__What you will do__
Find each line holding "with" and copy it out.

○ ○ ○ ○ ○

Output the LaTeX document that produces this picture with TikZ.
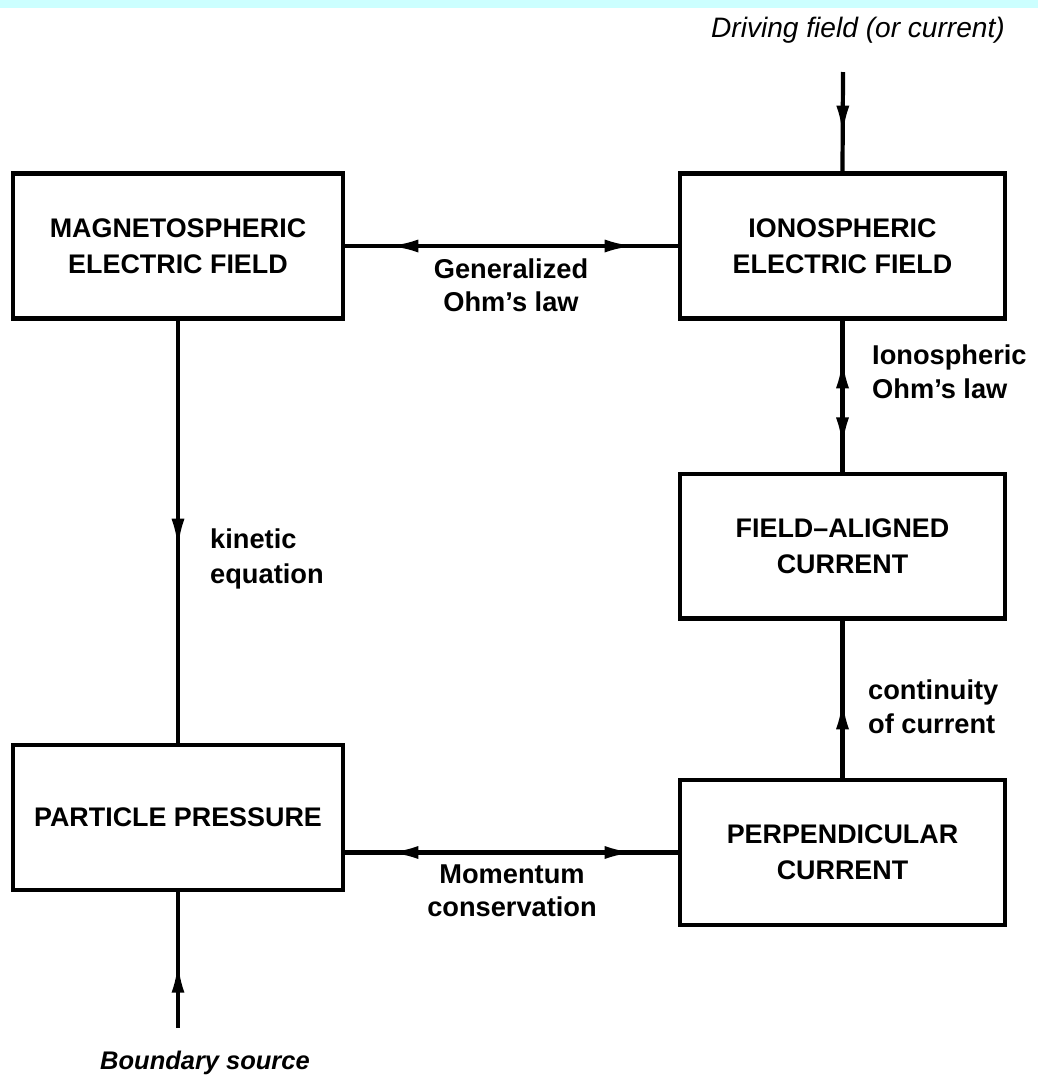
\documentclass[tikz,border=0pt]{standalone}
\usepackage{fontspec}
\setmainfont{Liberation Sans}
\usetikzlibrary{arrows.meta,decorations.markings}
\definecolor{band}{HTML}{CCFFFF}
\tikzset{
  box/.style={draw, line width=2.3pt, minimum width=6.6cm, minimum height=2.9cm, align=center,
    font=\bfseries\fontsize{15.3}{20.5}\selectfont},
  lbl/.style={align=left, font=\bfseries\fontsize{15.5}{19.5}\selectfont},
  clbl/.style={align=center, font=\bfseries\fontsize{15.5}{19}\selectfont},
  link/.style={line width=2.4pt},
  tipat/.style={postaction={decorate, decoration={markings,
    mark=at position #1 with {\arrow{Latex[length=6mm,width=2.6mm]}}}}},
  tipback/.style={postaction={decorate, decoration={markings,
    mark=at position #1 with {\arrowreversed{Latex[length=6mm,width=2.6mm]}}}}}
}
\begin{document}
\begin{tikzpicture}[x=0.02cm, y=-0.02cm]
\useasboundingbox (0,0) rectangle (1038,1089);
\fill[band] (0,0) rectangle (1038,8);
% boxes
\node[box] (mag) at (178,246) {MAGNETOSPHERIC\\ELECTRIC FIELD};
\node[box, minimum width=6.5cm] (ion) at (842.5,246) {IONOSPHERIC\\ELECTRIC FIELD};
\node[box, minimum width=6.5cm] (fa) at (842.5,546) {FIELD--ALIGNED\\CURRENT};
\node[box] (pp) at (178,817.5) {PARTICLE PRESSURE};
\node[box, minimum width=6.5cm] (perp) at (842.5,852.5) {PERPENDICULAR\\CURRENT};
% outside inputs
\node[font=\itshape\fontsize{16}{19}\selectfont] (drv) at (858,30) {Driving field (or current)};
\node[font=\bfseries\itshape\fontsize{14.5}{18}\selectfont] (bnd) at (205,1063) {Boundary source};
\coordinate (drvend) at (843,72);
\coordinate (bndend) at (178,1028);
% labels
\node[clbl] (ohm) at (511,285) {Generalized\\Ohm's law};
\node[lbl, anchor=west] (ionohm) at (866,372) {Ionospheric\\Ohm's law};
\node[lbl, anchor=west] (kin) at (204,559) {kinetic\\equation};
\node[lbl, anchor=west] (cont) at (862,707) {continuity\\of current};
\node[clbl] (mom) at (512,891) {Momentum\\conservation};
% connectors
\draw[link, tipat=0.64] (drvend) -- (ion.north);
\draw[link, tipback=0.13, tipat=0.87] (ion.west -| mag.east) -- (ion.west);
\draw[link, tipback=0.25, tipat=0.84] (ion.south) -- (fa.north);
\draw[link, tipat=0.54] (mag.south) -- (pp.north);
\draw[link, tipat=0.5] (perp.north) -- (fa.south);
\draw[link, tipback=0.13, tipat=0.87] (perp.west -| pp.east) -- (perp.west);
\draw[link, tipat=0.48] (bndend) -- (pp.south);
\end{tikzpicture}
\end{document}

○ ○ ○ ○ ○

__Solved exercise__
Output the LaTeX document that produces this picture with TikZ.
    mark=at position #1 with {\arrow{Latex[length=6mm,width=2.6mm]}}}}},
    mark=at position #1 with {\arrowreversed{Latex[length=6mm,width=2.6mm]}}}}}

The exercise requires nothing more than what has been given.